I used to get so frustrated. I’d sit there begging Mochi to come sit with me, feeling like a terrible cat parent. It took me three years to realise I wasn’t failing. She just didn’t need what I thought I should give her.
Here’s the moment that broke it for me. Last big storm back in March, I didn’t do anything special. I just sat on the floor folding laundry, fan running, radio on low. I didn’t even look towards the couch.
Half an hour later she walked over. Laid down right next to my foot. Didn’t rub against me. Didn’t make a sound. Just stayed there until the storm passed.
That’s all it ever was. She didn’t need me to fix the sky. She just needed me to be normal while the sky was broken.
You won’t get it right every time. Some storms will still be bad. Some nights you’ll still wake up with a cat wedged under your pillow, breathing directly into your ear. That’s okay.
This was never about stopping fear entirely. You can’t do that. Not for them, not for anyone.
It’s just about making the scary parts a little less lonely. For them, and honestly? For you too.

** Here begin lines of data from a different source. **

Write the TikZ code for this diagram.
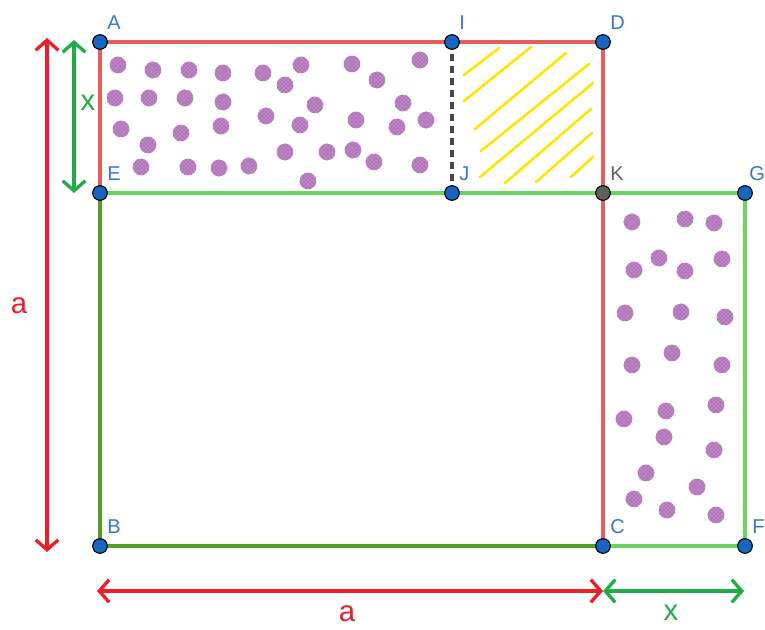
\documentclass[tikz,border=0pt]{standalone}
\usepackage{fontspec}
\setmainfont{Liberation Sans}
\usetikzlibrary{arrows.meta,patterns}
\definecolor{edgered}{RGB}{228,94,94}
\definecolor{lightgreen}{RGB}{104,214,96}
\definecolor{darkgreen}{RGB}{84,158,40}
\definecolor{arrred}{RGB}{237,30,40}
\definecolor{arrgreen}{RGB}{34,172,72}
\definecolor{ptblue}{RGB}{22,101,192}
\definecolor{labblue}{RGB}{52,120,204}
\definecolor{kgray}{RGB}{96,96,96}
\definecolor{dashgray}{RGB}{72,72,72}
\definecolor{dotpurple}{RGB}{145,55,155}
\definecolor{hatchyellow}{RGB}{255,228,0}
\begin{document}
\begin{tikzpicture}[x=.75pt,y=-.75pt,font=\fontsize{15}{18}\selectfont,
 pt/.style={circle,draw=black,line width=.8pt,fill=ptblue,inner sep=0pt,minimum size=11pt},
 lab/.style={anchor=base west,inner sep=0pt,text=labblue},
 dot/.style={fill=dotpurple!60,postaction={pattern=crosshatch dots,pattern color=dotpurple}},
 hatch/.style={hatchyellow,line width=1.9pt,line cap=round},
 side/.style={line width=2.8pt},
 dim/.style={line width=2.5pt,{Straight Barb[length=7.5pt,width=17pt]}-{Straight Barb[length=7.5pt,width=17pt]}},
 dimlab/.style={font=\fontsize{22}{26}\selectfont,inner sep=0pt}]
\useasboundingbox (0,0) rectangle (765,630);
\foreach \n/\x/\y in {A/100/42,I/452/42,D/603/42,E/100/193,J/452/193,K/603/193,G/745/193,B/100/546,C/603/546,F/745/546}{\coordinate (\n) at (\x,\y);}
\foreach \x/\y in {118/65,153/70,189/70,223/73,263/73,301/65,285/85,352/64,377/80,420/60,115/98,149/98,185/98,223/102,266/116,315/105,300/125,356/120,403/103,397/127,426/120,121/129,148/145,181/133,221/126,285/152,327/152,353/150,374/162,420/165,141/167,188/167,219/168,249/166,308/181}{\path[dot] (\x,\y) circle[radius=6.3pt];}
\foreach \x/\y in {632/222,685/219,714/223,659/258,634/270,685/271,722/259,625/313,681/312,725/317,672/353,632/365,722/365,666/411,716/405,624/419,664/437,714/450,646/473,697/487,634/499,667/510,716/515}{\path[dot] (\x,\y) circle[radius=6.3pt];}
\foreach \xa/\ya/\xb/\yb in {464/75/499/48,464/101/531/47,475/129/566/53,481/151/589/64,480/177/593/83,505/183/591/109,536/182/592/133,571/177/593/157}{\draw[hatch] (\xa,\ya) -- (\xb,\yb);}
\draw[side,lightgreen] (E) -- (G) -- (F) -- (C);
\draw[side,darkgreen] (E) -- (B) -- (C);
\draw[side,edgered] (E) -- (A) -- (D) -- (K) -- (C);
\draw[dashgray,line width=2.6pt,dash pattern=on 5.5pt off 3.5pt] (I) -- (J);
\coordinate (ra) at (47,38); \coordinate (rb) at (47,552);
\coordinate (ga) at (74,40); \coordinate (gb) at (74,193);
\coordinate (ha) at (97,591); \coordinate (hb) at (603,591); \coordinate (hc) at (744,591);
\draw[dim,arrred] (ra) -- (rb);
\draw[dim,arrgreen] (ga) -- (gb);
\draw[dim,arrred] (ha) -- (hb);
\draw[dim,arrgreen] (hb) -- (hc);
\node[dimlab,text=arrred] (la) at (19,306) {a};
\node[dimlab,text=arrgreen] (lx) at (88,103) {x};
\node[dimlab,text=arrred] (lb) at (347,614) {a};
\node[dimlab,text=arrgreen] (ly) at (671,613) {x};
\foreach \n in {A,I,D,E,J,B,C,F}{\node[pt] (p\n) at (\n) {}; \node[lab] (l\n) at ([shift={(7,-12)}]\n) {\n};}
\node[pt] (pG) at (G) {};
\node[lab] (lG) at ([shift={(4,-12)}]G) {G};
\node[pt,fill=kgray] (pK) at (K) {};
\node[lab,text=kgray] (lK) at ([shift={(7,-12)}]K) {K};
\end{tikzpicture}
\end{document}
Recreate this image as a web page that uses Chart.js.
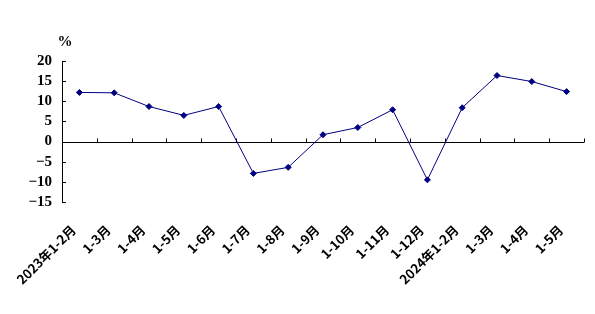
<!DOCTYPE html>
<html>
<head>
<meta charset="utf-8">
<script src="https://cdn.jsdelivr.net/npm/chart.js@4"></script>
<style>
  html, body { margin: 0; padding: 0; background: #fff; }
  #wrap { width: 595px; height: 314px; }
</style>
</head>
<body>
<div id="wrap"><canvas id="myChart"></canvas></div>
<script>
// 월별 누계 증감률 (%)
const categories = ['2023年1-2月', '1-3月', '1-4月', '1-5月', '1-6月', '1-7月', '1-8月', '1-9月',
  '1-10月', '1-11月', '1-12月', '2024年1-2月', '1-3月', '1-4月', '1-5月'];
const growth = [12.2, 12.1, 8.7, 6.5, 8.7, -7.9, -6.4, 1.7, 3.5, 7.9, -9.5, 8.4, 16.4, 14.9, 12.4];
const yTicks = [-15, -10, -5, 0, 5, 10, 15, 20];
const unitLabel = '%';

const ctx = document.getElementById('myChart');

// 0선 + 눈금(안쪽으로) + % 표시
const axisMarks = {
  id: 'axisMarks',
  beforeDatasetsDraw(chart) {
    const x = chart.scales.x, y = chart.scales.y, c = chart.ctx;
    const zero = Math.round(y.getPixelForValue(0)) + 0.5;
    c.save();
    c.strokeStyle = '#000';
    c.lineWidth = 1;
    c.beginPath();
    c.moveTo(x.left, zero); c.lineTo(x.right, zero);
    // x 눈금: 카테고리 경계
    const half = (x.getPixelForValue(1) - x.getPixelForValue(0)) / 2;
    for (let i = 0; i < categories.length; i++) {
      const px = Math.round(x.getPixelForValue(i) + half) + 0.5;
      c.moveTo(px, zero); c.lineTo(px, zero - 4);
    }
    // y 눈금
    yTicks.forEach(v => {
      const py = Math.round(y.getPixelForValue(v)) + 0.5;
      c.moveTo(y.right, py); c.lineTo(y.right + 4, py);
    });
    c.stroke();
    c.fillStyle = '#000';
    c.font = 'bold 15px "Liberation Serif", serif';
    c.textAlign = 'center';
    c.textBaseline = 'bottom';
    c.fillText(unitLabel, y.right + 3, chart.chartArea.top - 11);
    c.restore();
  }
};

new Chart(ctx, {
  type: 'line',
  data: {
    labels: categories,
    datasets: [{
      label: '增速',
      data: growth,
      borderColor: '#000080',
      backgroundColor: '#000080',
      borderWidth: 1,
      pointStyle: 'rectRot',
      pointRadius: 3,
      pointBorderWidth: 1,
      tension: 0
    }]
  },
  options: {
    responsive: true,
    maintainAspectRatio: false,
    animation: false,
    layout: { padding: { top: 61, right: 11, left: 0, bottom: 0 } },
    plugins: { legend: { display: false }, tooltip: { enabled: false } },
    scales: {
      x: {
        offset: true,
        grid: { display: false, drawTicks: false },
        border: { display: false },
        ticks: {
          autoSkip: false,
          minRotation: 45,
          maxRotation: 45,
          padding: 20,
          labelOffset: -6,
          color: '#000',
          font: { family: '"Noto Sans CJK SC", sans-serif', size: 13, weight: 'bold' }
        },
        afterFit: (s) => { s.height = 112; s.paddingLeft = 0; s.paddingRight = 0; }
      },
      y: {
        min: -15,
        max: 20,
        afterBuildTicks: (s) => { s.ticks = yTicks.map(v => ({ value: v })); },
        grid: { display: true, drawOnChartArea: false, drawTicks: false },
        border: { display: true, color: '#000', width: 1 },
        ticks: {
          autoSkip: false,
          padding: 10,
          color: '#000',
          font: { family: '"Liberation Serif", serif', size: 15, weight: 'bold' },
          callback: (v) => v < 0 ? '\u2212' + Math.abs(v) : String(v)
        },
        afterFit: (s) => { s.width = 62; }
      }
    }
  },
  plugins: [axisMarks]
});
</script>
</body>
</html>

At the end of the day, your only job during a storm isn’t to make your cat happy or playful. It’s just to help them feel as safe as possible while the noise passes. Stop forcing cuddles, meet them where they’ve chosen to hide, and remember that quiet calm presence will always mean more to them than anything else. Write down their favourite hiding spots tonight, test that low background noise tomorrow, and go easy on both yourself and your cat through every storm.